WRITTEN INSTRUCTION
Each line that contains the string "this" counts once; report how many such lines appear in the data, as a number only.

AVAILABLE RECORDS
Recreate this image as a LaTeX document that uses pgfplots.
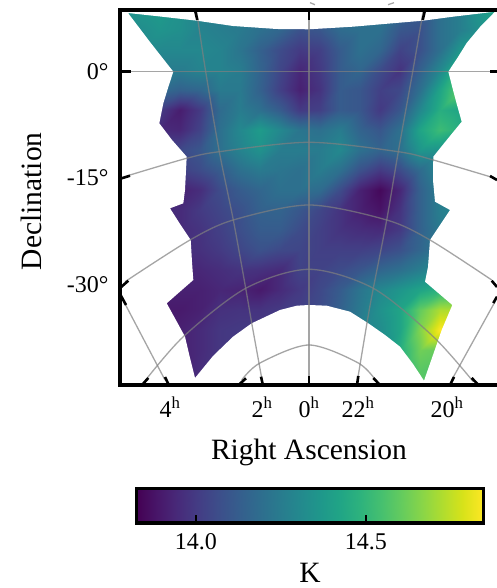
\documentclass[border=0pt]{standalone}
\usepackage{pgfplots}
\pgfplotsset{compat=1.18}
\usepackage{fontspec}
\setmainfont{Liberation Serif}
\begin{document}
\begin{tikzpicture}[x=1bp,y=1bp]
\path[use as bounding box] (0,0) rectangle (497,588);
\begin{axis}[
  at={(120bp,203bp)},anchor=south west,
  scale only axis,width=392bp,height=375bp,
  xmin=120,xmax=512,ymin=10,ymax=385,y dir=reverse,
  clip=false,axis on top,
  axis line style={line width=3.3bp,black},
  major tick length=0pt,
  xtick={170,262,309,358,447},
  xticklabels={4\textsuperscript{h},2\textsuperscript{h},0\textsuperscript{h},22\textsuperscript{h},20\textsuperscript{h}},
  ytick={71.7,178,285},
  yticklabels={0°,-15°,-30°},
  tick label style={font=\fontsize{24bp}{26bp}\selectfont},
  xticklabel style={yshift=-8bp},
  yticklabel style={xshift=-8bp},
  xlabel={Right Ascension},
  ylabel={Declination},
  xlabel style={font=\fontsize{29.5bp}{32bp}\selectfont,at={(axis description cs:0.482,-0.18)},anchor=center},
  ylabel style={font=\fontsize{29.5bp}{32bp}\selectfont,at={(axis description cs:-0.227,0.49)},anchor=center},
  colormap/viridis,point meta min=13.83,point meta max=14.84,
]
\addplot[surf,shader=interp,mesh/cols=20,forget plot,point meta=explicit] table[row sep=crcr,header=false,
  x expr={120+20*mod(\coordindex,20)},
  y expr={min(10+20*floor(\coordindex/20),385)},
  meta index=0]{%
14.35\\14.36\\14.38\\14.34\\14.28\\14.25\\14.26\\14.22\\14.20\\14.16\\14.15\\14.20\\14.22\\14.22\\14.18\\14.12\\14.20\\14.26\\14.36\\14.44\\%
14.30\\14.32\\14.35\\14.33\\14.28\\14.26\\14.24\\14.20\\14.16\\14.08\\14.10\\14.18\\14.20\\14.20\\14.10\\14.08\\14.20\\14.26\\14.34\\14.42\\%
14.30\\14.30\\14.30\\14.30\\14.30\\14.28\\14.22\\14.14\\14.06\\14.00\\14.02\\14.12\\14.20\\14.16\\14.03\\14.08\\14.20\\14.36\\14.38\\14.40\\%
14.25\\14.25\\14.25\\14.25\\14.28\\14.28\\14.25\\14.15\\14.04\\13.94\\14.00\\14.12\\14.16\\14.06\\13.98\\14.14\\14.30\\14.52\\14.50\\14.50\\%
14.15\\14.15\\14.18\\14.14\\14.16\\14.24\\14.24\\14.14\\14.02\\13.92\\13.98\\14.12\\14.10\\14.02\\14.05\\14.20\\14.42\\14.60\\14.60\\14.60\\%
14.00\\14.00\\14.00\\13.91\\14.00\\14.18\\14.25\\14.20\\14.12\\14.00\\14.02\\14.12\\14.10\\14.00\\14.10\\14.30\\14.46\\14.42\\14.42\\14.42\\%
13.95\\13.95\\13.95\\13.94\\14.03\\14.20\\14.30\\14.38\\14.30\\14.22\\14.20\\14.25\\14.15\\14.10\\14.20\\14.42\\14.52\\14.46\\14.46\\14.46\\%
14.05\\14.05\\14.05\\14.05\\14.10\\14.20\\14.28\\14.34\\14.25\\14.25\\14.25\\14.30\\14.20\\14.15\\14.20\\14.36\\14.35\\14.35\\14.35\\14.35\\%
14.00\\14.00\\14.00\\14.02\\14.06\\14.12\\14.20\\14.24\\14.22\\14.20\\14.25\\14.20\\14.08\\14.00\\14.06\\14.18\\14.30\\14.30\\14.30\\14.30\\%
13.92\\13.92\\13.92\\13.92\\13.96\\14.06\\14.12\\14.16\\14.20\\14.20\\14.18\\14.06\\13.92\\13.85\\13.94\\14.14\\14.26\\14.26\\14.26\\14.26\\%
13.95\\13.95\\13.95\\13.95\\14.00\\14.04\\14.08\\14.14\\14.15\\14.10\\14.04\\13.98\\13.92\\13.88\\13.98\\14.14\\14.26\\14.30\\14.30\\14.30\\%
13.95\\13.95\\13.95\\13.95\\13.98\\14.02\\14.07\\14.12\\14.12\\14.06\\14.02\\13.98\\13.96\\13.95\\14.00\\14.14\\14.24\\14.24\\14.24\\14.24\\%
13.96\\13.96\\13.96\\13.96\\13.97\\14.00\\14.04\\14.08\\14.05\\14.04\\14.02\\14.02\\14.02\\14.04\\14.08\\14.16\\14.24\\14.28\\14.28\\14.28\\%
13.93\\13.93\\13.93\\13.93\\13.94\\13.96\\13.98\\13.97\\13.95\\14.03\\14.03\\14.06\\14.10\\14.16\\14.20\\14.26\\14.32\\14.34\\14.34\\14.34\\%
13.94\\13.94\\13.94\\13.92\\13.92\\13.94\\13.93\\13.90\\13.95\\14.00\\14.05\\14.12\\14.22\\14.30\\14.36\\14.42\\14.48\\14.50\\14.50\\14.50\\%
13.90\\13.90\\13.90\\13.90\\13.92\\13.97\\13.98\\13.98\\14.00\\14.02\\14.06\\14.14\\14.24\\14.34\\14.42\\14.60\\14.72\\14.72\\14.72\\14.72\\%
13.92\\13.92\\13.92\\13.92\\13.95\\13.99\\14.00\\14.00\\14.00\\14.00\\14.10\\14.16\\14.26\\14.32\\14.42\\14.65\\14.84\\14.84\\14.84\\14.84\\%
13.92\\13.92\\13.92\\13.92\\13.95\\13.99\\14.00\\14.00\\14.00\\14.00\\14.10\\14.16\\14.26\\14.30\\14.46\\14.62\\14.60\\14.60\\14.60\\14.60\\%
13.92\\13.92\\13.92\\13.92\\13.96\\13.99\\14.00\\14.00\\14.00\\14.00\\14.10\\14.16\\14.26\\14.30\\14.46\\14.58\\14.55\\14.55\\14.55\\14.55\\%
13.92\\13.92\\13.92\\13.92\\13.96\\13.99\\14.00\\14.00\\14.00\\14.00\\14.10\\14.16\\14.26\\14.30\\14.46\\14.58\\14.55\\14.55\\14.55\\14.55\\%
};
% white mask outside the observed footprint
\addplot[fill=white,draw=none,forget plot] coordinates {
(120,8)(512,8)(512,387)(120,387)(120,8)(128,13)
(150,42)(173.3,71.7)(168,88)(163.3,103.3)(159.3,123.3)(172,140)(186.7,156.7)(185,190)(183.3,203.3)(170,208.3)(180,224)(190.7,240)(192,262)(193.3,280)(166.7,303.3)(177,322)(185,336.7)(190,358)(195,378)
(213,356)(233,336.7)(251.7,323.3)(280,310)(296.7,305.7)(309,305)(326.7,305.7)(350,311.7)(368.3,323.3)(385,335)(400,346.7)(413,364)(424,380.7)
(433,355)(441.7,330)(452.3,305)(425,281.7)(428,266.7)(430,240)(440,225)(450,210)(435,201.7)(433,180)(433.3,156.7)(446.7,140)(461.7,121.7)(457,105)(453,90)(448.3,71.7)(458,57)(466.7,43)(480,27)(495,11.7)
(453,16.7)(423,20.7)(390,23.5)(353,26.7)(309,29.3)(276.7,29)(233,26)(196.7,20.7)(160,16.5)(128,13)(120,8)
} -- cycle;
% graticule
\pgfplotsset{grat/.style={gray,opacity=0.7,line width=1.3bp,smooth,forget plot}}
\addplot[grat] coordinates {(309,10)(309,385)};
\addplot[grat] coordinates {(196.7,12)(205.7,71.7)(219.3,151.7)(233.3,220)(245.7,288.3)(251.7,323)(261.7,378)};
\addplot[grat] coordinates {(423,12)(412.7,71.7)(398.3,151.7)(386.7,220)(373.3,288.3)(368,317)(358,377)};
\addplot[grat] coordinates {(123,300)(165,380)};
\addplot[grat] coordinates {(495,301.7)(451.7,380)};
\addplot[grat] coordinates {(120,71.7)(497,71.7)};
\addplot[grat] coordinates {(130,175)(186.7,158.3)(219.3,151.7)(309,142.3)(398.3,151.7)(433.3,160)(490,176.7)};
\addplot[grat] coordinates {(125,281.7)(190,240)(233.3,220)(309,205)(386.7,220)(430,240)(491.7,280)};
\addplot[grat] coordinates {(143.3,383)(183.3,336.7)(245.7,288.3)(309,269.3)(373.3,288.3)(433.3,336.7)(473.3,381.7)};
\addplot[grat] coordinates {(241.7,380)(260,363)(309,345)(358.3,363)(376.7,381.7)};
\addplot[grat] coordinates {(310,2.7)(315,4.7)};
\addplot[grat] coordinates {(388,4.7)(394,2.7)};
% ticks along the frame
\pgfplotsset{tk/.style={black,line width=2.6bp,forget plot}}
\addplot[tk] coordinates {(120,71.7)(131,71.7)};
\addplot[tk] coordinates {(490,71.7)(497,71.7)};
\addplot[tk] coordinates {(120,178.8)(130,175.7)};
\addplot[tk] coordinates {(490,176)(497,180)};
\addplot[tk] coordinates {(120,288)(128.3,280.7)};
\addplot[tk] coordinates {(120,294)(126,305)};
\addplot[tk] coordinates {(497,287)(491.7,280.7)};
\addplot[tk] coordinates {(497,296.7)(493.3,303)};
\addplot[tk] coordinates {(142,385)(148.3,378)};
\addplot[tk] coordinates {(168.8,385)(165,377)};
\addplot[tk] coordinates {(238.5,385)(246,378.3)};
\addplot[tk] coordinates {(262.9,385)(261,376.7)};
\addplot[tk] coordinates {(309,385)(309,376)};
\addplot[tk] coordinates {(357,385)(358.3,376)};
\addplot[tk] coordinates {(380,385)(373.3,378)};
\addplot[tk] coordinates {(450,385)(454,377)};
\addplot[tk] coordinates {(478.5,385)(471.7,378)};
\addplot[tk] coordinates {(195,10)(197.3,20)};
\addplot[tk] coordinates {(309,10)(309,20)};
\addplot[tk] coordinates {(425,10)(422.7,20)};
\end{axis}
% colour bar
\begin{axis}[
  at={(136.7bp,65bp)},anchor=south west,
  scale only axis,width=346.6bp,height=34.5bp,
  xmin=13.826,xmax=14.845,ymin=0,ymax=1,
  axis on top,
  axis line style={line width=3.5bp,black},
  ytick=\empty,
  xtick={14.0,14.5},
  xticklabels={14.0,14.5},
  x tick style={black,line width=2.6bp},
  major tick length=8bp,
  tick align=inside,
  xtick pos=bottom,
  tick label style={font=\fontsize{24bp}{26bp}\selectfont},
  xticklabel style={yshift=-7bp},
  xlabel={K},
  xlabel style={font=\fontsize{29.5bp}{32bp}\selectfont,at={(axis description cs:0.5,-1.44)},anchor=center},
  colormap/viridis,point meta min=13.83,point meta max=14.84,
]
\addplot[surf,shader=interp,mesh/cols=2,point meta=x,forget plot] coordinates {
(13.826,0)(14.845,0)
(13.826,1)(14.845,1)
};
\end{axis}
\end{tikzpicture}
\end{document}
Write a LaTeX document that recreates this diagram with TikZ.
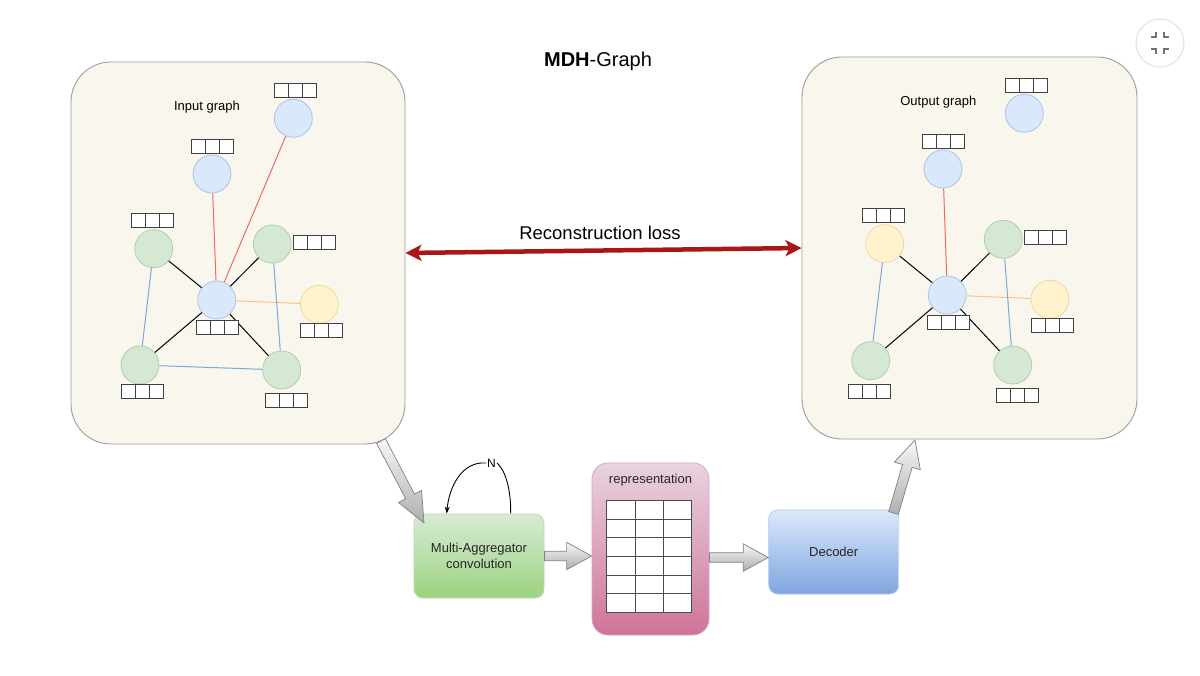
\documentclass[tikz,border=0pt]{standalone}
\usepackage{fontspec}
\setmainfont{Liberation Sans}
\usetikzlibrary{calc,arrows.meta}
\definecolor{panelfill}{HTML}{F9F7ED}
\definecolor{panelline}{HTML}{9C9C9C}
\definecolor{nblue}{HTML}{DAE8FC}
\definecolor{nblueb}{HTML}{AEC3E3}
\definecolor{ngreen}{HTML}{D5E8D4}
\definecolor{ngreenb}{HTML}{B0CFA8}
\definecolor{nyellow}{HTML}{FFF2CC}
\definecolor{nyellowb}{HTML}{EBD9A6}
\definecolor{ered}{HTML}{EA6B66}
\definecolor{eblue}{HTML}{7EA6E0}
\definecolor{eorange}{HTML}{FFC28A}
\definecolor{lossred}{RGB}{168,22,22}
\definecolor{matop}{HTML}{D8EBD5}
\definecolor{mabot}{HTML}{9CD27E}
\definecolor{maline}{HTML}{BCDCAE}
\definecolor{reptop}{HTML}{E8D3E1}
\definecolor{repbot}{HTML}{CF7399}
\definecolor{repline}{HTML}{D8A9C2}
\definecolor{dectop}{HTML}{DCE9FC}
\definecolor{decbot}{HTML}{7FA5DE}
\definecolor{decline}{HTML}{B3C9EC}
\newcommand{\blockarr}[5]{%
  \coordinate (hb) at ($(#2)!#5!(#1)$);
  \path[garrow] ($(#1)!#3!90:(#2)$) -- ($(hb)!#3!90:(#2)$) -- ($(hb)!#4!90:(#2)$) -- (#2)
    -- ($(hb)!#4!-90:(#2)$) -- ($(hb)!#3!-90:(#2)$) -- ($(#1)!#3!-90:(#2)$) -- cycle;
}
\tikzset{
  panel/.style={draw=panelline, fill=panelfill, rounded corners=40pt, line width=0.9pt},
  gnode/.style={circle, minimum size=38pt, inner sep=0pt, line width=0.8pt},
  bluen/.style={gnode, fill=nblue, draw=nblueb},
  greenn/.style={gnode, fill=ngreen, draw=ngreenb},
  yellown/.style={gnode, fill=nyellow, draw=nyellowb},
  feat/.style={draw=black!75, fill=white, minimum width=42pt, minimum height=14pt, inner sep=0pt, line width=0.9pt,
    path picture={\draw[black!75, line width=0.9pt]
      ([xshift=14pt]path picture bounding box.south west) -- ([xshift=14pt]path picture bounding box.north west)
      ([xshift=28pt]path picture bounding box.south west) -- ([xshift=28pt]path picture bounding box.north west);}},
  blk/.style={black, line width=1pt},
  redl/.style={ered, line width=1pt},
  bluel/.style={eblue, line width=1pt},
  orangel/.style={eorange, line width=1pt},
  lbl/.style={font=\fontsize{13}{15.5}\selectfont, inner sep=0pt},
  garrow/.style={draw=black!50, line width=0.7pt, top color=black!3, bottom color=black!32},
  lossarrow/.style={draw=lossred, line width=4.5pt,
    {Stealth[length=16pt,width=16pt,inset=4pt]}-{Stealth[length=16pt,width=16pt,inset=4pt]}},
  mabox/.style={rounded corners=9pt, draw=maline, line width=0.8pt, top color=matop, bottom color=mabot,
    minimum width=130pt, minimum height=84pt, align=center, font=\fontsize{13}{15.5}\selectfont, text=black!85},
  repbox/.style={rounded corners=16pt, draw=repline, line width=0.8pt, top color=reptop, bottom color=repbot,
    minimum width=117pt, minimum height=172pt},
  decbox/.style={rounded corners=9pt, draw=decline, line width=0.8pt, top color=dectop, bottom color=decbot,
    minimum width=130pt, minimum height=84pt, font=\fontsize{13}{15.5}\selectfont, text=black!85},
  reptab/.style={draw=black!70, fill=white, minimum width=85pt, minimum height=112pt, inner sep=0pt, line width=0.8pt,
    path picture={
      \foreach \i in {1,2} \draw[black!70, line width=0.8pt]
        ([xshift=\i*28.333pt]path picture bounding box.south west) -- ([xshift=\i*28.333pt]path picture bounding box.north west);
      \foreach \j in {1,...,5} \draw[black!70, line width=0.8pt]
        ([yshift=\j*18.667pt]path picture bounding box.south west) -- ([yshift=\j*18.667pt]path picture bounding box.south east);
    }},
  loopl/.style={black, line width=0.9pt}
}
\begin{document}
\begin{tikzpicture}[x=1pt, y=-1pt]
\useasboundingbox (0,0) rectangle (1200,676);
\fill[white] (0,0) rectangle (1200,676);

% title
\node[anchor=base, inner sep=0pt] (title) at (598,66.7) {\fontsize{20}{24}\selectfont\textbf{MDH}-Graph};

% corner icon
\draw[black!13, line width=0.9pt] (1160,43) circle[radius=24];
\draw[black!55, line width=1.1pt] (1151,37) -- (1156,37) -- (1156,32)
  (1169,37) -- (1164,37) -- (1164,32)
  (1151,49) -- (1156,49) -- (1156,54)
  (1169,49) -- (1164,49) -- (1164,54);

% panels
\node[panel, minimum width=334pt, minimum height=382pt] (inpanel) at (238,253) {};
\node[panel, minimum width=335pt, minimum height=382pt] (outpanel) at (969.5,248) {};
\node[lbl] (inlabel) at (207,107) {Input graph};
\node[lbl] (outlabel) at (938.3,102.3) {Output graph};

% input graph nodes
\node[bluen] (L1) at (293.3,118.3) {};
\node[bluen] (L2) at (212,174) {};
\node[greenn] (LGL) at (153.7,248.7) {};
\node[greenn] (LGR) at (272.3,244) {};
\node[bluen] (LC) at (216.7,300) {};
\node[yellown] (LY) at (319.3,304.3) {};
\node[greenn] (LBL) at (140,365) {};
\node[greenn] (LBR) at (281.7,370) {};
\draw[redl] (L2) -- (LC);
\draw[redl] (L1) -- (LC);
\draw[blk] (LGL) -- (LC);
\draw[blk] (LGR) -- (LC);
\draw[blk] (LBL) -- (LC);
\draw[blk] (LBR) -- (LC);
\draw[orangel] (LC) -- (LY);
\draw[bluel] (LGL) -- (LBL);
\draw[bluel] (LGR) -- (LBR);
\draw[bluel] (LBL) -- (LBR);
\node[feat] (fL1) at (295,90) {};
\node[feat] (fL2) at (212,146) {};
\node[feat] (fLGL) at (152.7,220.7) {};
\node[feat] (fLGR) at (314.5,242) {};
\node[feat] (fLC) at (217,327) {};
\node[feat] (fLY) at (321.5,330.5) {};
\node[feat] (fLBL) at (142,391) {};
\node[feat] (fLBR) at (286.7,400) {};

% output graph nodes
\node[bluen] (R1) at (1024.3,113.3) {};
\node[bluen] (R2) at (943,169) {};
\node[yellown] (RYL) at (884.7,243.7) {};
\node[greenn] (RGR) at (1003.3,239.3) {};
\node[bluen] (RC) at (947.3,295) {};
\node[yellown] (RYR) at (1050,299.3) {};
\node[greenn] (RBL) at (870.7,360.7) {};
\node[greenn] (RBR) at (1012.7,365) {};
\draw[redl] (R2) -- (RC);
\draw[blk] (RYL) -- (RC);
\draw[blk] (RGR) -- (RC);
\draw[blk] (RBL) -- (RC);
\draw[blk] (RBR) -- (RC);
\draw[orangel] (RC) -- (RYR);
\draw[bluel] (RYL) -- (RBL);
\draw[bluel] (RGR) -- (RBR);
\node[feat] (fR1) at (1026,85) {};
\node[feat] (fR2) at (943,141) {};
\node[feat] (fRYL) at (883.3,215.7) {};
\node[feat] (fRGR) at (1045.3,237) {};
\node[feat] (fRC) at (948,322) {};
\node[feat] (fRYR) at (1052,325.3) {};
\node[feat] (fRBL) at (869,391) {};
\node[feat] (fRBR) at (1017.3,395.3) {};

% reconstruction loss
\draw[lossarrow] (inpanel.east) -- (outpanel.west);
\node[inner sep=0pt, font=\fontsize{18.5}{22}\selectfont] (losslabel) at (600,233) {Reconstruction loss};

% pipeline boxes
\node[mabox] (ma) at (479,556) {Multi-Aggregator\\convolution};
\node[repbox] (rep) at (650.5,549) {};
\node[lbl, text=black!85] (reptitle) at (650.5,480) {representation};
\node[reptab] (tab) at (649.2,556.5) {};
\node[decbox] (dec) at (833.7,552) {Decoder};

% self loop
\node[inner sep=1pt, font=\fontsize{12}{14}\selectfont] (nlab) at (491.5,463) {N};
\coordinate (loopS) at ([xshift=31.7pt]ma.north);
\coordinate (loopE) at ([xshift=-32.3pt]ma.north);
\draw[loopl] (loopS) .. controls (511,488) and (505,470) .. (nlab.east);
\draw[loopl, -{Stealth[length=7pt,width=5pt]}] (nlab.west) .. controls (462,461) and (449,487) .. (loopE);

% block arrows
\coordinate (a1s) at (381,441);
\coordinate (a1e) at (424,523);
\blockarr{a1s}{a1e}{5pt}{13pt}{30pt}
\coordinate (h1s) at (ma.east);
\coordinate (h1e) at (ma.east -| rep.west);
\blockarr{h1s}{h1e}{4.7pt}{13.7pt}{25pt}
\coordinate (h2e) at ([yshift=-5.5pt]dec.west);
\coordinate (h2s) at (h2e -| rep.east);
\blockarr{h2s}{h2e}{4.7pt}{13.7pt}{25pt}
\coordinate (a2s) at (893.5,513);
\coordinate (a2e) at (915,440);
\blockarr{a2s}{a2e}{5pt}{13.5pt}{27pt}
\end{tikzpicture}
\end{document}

FULL SOLUTION
2